• What the exercise asks: All lines from the beginning of the listing through the line with "years = [1872, 1875, 1879, 1880, 1883, 1885]" are to be copied word for word; the pictures are not.

____________

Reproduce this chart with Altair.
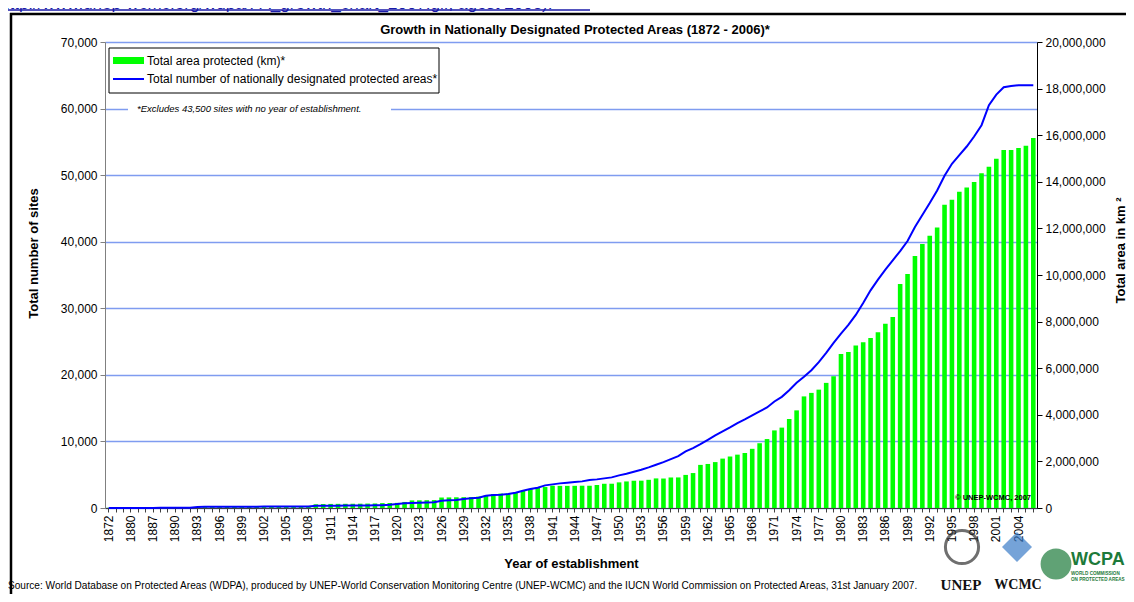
import altair as alt
import pandas as pd

# ---------------- data ----------------
years = [1872, 1875, 1879, 1880, 1883, 1885] + list(range(1887, 2007))

area_km2 = [
    9000, 9000, 12000, 12000, 14000, 22000,
    24000, 25000, 25000, 30000, 30000, 31000, 35000, 38000, 40000, 41000,
    42000, 44000, 45000, 46000, 47000, 48000, 50000, 52000, 55000, 58000,
    62000, 65000, 160000, 170000, 175000, 178000, 180000, 182000, 185000, 190000,
    195000, 210000, 215000, 220000, 260000, 326000, 330000, 335000, 340000, 450000,
    455000, 460000, 465000, 470000, 490000, 530000, 600000, 620000, 625000, 650000,
    742000, 815000, 858000, 900000, 957000, 950000, 950000, 952000, 957000, 955000,
    987000, 1040000, 1042000, 1100000, 1140000, 1170000, 1172000, 1210000, 1270000, 1265000,
    1310000, 1312000, 1420000, 1500000, 1850000, 1890000, 1970000, 2120000, 2210000, 2290000,
    2360000, 2540000, 2780000, 2960000, 3330000, 3450000, 3820000, 4190000, 4790000, 4940000,
    5080000, 5370000, 5650000, 6610000, 6700000, 6970000, 7110000, 7300000, 7540000, 7910000,
    8200000, 9610000, 10040000, 10820000, 11330000, 11680000, 12040000, 13010000, 13230000, 13570000,
    13760000, 13990000, 14370000, 14650000, 14990000, 15360000, 15360000, 15450000, 15550000, 15880000,
]

sites = [
    1, 2, 4, 6, 9, 14,
    18, 22, 26, 30, 40, 55, 160, 170, 175, 180,
    185, 190, 195, 200, 205, 210, 215, 220, 225, 230,
    235, 240, 330, 340, 350, 355, 360, 370, 380, 390,
    410, 430, 500, 600, 700, 750, 780, 810, 850, 1100,
    1150, 1200, 1350, 1450, 1550, 1850, 1950, 2000, 2100, 2300,
    2600, 2850, 3050, 3400, 3550, 3700, 3800, 3900, 4000, 4200,
    4300, 4450, 4600, 4900, 5150, 5450, 5750, 6100, 6500, 6900,
    7350, 7800, 8500, 9000, 9600, 10250, 10900, 11500, 12100, 12750,
    13300, 13900, 14500, 15100, 16000, 16700, 17700, 18800, 19700, 20700,
    21900, 23300, 24800, 26200, 27500, 29000, 30800, 32700, 34300, 35800,
    37200, 38600, 40100, 42200, 44000, 45800, 47700, 49900, 51700, 53000,
    54300, 55800, 57500, 60500, 62100, 63200, 63400, 63500, 63500, 63500,
]

left_ticks = [0, 10000, 20000, 30000, 40000, 50000, 60000, 70000]
right_ticks = [0, 2000000, 4000000, 6000000, 8000000, 10000000,
               12000000, 14000000, 16000000, 18000000, 20000000]

title_text = "Growth in Nationally Designated Protected Areas (1872 - 2006)*"
legend_labels = ["Total area protected (km)*",
                 "Total number of nationally designated protected areas*"]
footnote = "*Excludes 43,500 sites with no year of establishment."
copyright_text = "\u00a9 UNEP-WCMC, 2007"
source_text = ("Source: World Database on Protected Areas (WDPA), produced by UNEP-World "
               "Conservation Monitoring Centre (UNEP-WCMC) and the IUCN World Commission "
               "on Protected Areas, 31st January 2007.")
link_text = "http://www.unep-wcmc.org/wdpa/PA_growth_chart_2007.gif, agost 2008)."

df = pd.DataFrame({"year": years, "area": area_km2, "sites": sites})

FONT = "Liberation Sans"
GREEN = "#00ff00"
BLUE = "#0000ff"
GRID = "#7f9cf0"

W, H = 932, 466

label_expr = ("(datum.value >= 1887 ? (datum.value - 1887) % 3 == 0 : "
              "(datum.value == 1872 || datum.value == 1880)) ? datum.label : ''")

x_enc = alt.X(
    "year:O",
    title="Year of establishment",
    scale=alt.Scale(paddingInner=0.38, paddingOuter=0.19),
    axis=alt.Axis(
        labelAngle=270, labelAlign="right", labelBaseline="middle",
        labelOverlap=False, labelExpr=label_expr, labelFontSize=12,
        labelColor="#000000", labelPadding=3, tickSize=4,
        tickColor="#404040", domainColor="#404040",
        titleFontSize=13, titleFontWeight="bold", titleColor="#000000",
        titleX=466, titleY=55, titleBaseline="middle", titleAlign="center",
    ),
)

bars = alt.Chart(df).mark_bar(color=GREEN).encode(
    x=x_enc,
    y=alt.Y(
        "area:Q",
        scale=alt.Scale(domain=[0, 20000000], nice=False),
        axis=alt.Axis(
            orient="right", values=right_ticks, format=",.0f", grid=False,
            labelFontSize=12, labelColor="#000000", labelPadding=3, tickSize=5,
            tickColor="#000000", domainColor="#000000",
            title="Total area in km \u00b2", titleFontSize=13, titleFontWeight="bold",
            titleColor="#000000", titleAngle=270, titleX=83, titleY=208,
            titleAlign="center", titleBaseline="middle",
        ),
    ),
)

line = alt.Chart(df).mark_line(color=BLUE, strokeWidth=2).encode(
    x=x_enc,
    y=alt.Y(
        "sites:Q",
        scale=alt.Scale(domain=[0, 70000], nice=False),
        axis=alt.Axis(
            orient="left", values=left_ticks, format=",.0f", grid=True,
            gridColor=GRID, gridWidth=1.5,
            labelFontSize=12, labelColor="#000000", labelPadding=3, tickSize=5,
            tickColor="#808080", domainColor="#808080",
            title="Total number of sites", titleFontSize=13, titleFontWeight="bold",
            titleColor="#000000", titleAngle=270, titleX=-72, titleY=211,
            titleAlign="center", titleBaseline="middle",
        ),
    ),
)

one = alt.Data(values=[{"k": 1}])

# footnote with white background over the 60,000 gridline
foot_bg = alt.Chart(one).mark_rect(fill="white").encode(
    x=alt.value(23), x2=alt.value(286), y=alt.value(60), y2=alt.value(73))
foot_txt = alt.Chart(one).mark_text(
    align="left", baseline="middle", fontSize=9.5, fontStyle="italic", font=FONT,
    color="#000000").encode(x=alt.value(32), y=alt.value(66.5), text=alt.value(footnote))

# legend box
leg_box = alt.Chart(one).mark_rect(fill="white", stroke="#000000", strokeWidth=1).encode(
    x=alt.value(4), x2=alt.value(334), y=alt.value(6), y2=alt.value(51))
leg_sw = alt.Chart(one).mark_rect(fill=GREEN).encode(
    x=alt.value(8), x2=alt.value(39), y=alt.value(15), y2=alt.value(22))
leg_ln = alt.Chart(one).mark_rule(color=BLUE, strokeWidth=2).encode(
    x=alt.value(8), x2=alt.value(39), y=alt.value(37))
leg_t1 = alt.Chart(one).mark_text(align="left", baseline="middle", fontSize=12, font=FONT,
                                  color="#000000").encode(
    x=alt.value(42), y=alt.value(18.5), text=alt.value(legend_labels[0]))
leg_t2 = alt.Chart(one).mark_text(align="left", baseline="middle", fontSize=12, font=FONT,
                                  color="#000000").encode(
    x=alt.value(42), y=alt.value(37), text=alt.value(legend_labels[1]))

copy_txt = alt.Chart(one).mark_text(align="right", baseline="middle", fontSize=7.5,
                                    fontWeight="bold", font=FONT, color="#000000").encode(
    x=alt.value(926), y=alt.value(456), text=alt.value(copyright_text))

# title
title_txt = alt.Chart(one).mark_text(align="center", baseline="middle", fontSize=13,
                                     fontWeight="bold", font=FONT, color="#000000").encode(
    x=alt.value(470), y=alt.value(-12), text=alt.value(title_text))

# frame
frame_left = alt.Chart(one).mark_rule(color="#000000", strokeWidth=2.5).encode(
    x=alt.value(-94), y=alt.value(-29), y2=alt.value(560))
frame_top = alt.Chart(one).mark_rule(color="#000000", strokeWidth=2.5).encode(
    x=alt.value(-95), x2=alt.value(1030), y=alt.value(-28))

# link text at very top (cut off by the page edge, as in the reference)
link_txt = alt.Chart(one).mark_text(align="left", baseline="alphabetic", fontSize=17,
                                    font=FONT, color="#1a1aa8").encode(
    x=alt.value(-105), y=alt.value(-33), text=alt.value(link_text))
link_ul = alt.Chart(one).mark_rule(color="#1a1aa8", strokeWidth=1.5).encode(
    x=alt.value(-105), x2=alt.value(485), y=alt.value(-32))

# source line
src_txt = alt.Chart(one).mark_text(align="left", baseline="middle", fontSize=10.1,
                                   font=FONT, color="#000000").encode(
    x=alt.value(-97), y=alt.value(544), text=alt.value(source_text))

# logos (approximate, as shapes and text)
unep_circle = alt.Chart(one).mark_point(shape="circle", filled=False, size=1100,
                                        color="#333333", strokeWidth=3).encode(
    x=alt.value(857), y=alt.value(505))
unep_txt = alt.Chart(one).mark_text(align="center", baseline="middle", fontSize=15,
                                    fontWeight="bold", font="Liberation Serif",
                                    color="#111111").encode(
    x=alt.value(856), y=alt.value(543), text=alt.value("UNEP"))
wcmc_shape = alt.Chart(one).mark_point(shape="diamond", filled=True, size=900,
                                       color="#3a7cc8").encode(
    x=alt.value(912), y=alt.value(505))
wcmc_txt = alt.Chart(one).mark_text(align="center", baseline="middle", fontSize=14,
                                    fontWeight="bold", font="Liberation Serif",
                                    color="#111111").encode(
    x=alt.value(913), y=alt.value(543), text=alt.value("WCMC"))
wcpa_circle = alt.Chart(one).mark_point(shape="circle", filled=True, size=950,
                                        color="#1d7a3a").encode(
    x=alt.value(951), y=alt.value(522))
wcpa_txt = alt.Chart(one).mark_text(align="left", baseline="middle", fontSize=18,
                                    fontWeight="bold", font=FONT,
                                    color="#1d7a3a").encode(
    x=alt.value(966), y=alt.value(518), text=alt.value("WCPA"))
wcpa_s1 = alt.Chart(one).mark_text(align="left", baseline="middle", fontSize=4.6,
                                   fontWeight="bold", font=FONT,
                                   color="#1d7a3a").encode(
    x=alt.value(966), y=alt.value(532), text=alt.value("WORLD COMMISSION"))
wcpa_s2 = alt.Chart(one).mark_text(align="left", baseline="middle", fontSize=4.6,
                                   fontWeight="bold", font=FONT,
                                   color="#1d7a3a").encode(
    x=alt.value(966), y=alt.value(538), text=alt.value("ON PROTECTED AREAS"))

chart = alt.layer(
    bars, line,
    foot_bg, foot_txt,
    leg_box, leg_sw, leg_ln, leg_t1, leg_t2,
    copy_txt, title_txt, frame_left, frame_top, link_txt, link_ul, src_txt,
    unep_circle, unep_txt, wcmc_shape, wcmc_txt, wcpa_circle, wcpa_txt, wcpa_s1, wcpa_s2,
).resolve_scale(
    y="independent"
).properties(
    width=W, height=H,
    autosize=alt.AutoSizeParams(type="none"),
    padding={"left": 97, "top": 34, "right": 89, "bottom": 86},
    background="white",
).configure_view(
    stroke=None
).configure(
    font=FONT
)

chart.save("out.html", embed_options={"renderer": "svg", "actions": False})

____________

• Full response:
Reproduce this chart with Altair.
import altair as alt
import pandas as pd

# ---------------- data ----------------
years = [1872, 1875, 1879, 1880, 1883, 1885] + list(range(1887, 2007))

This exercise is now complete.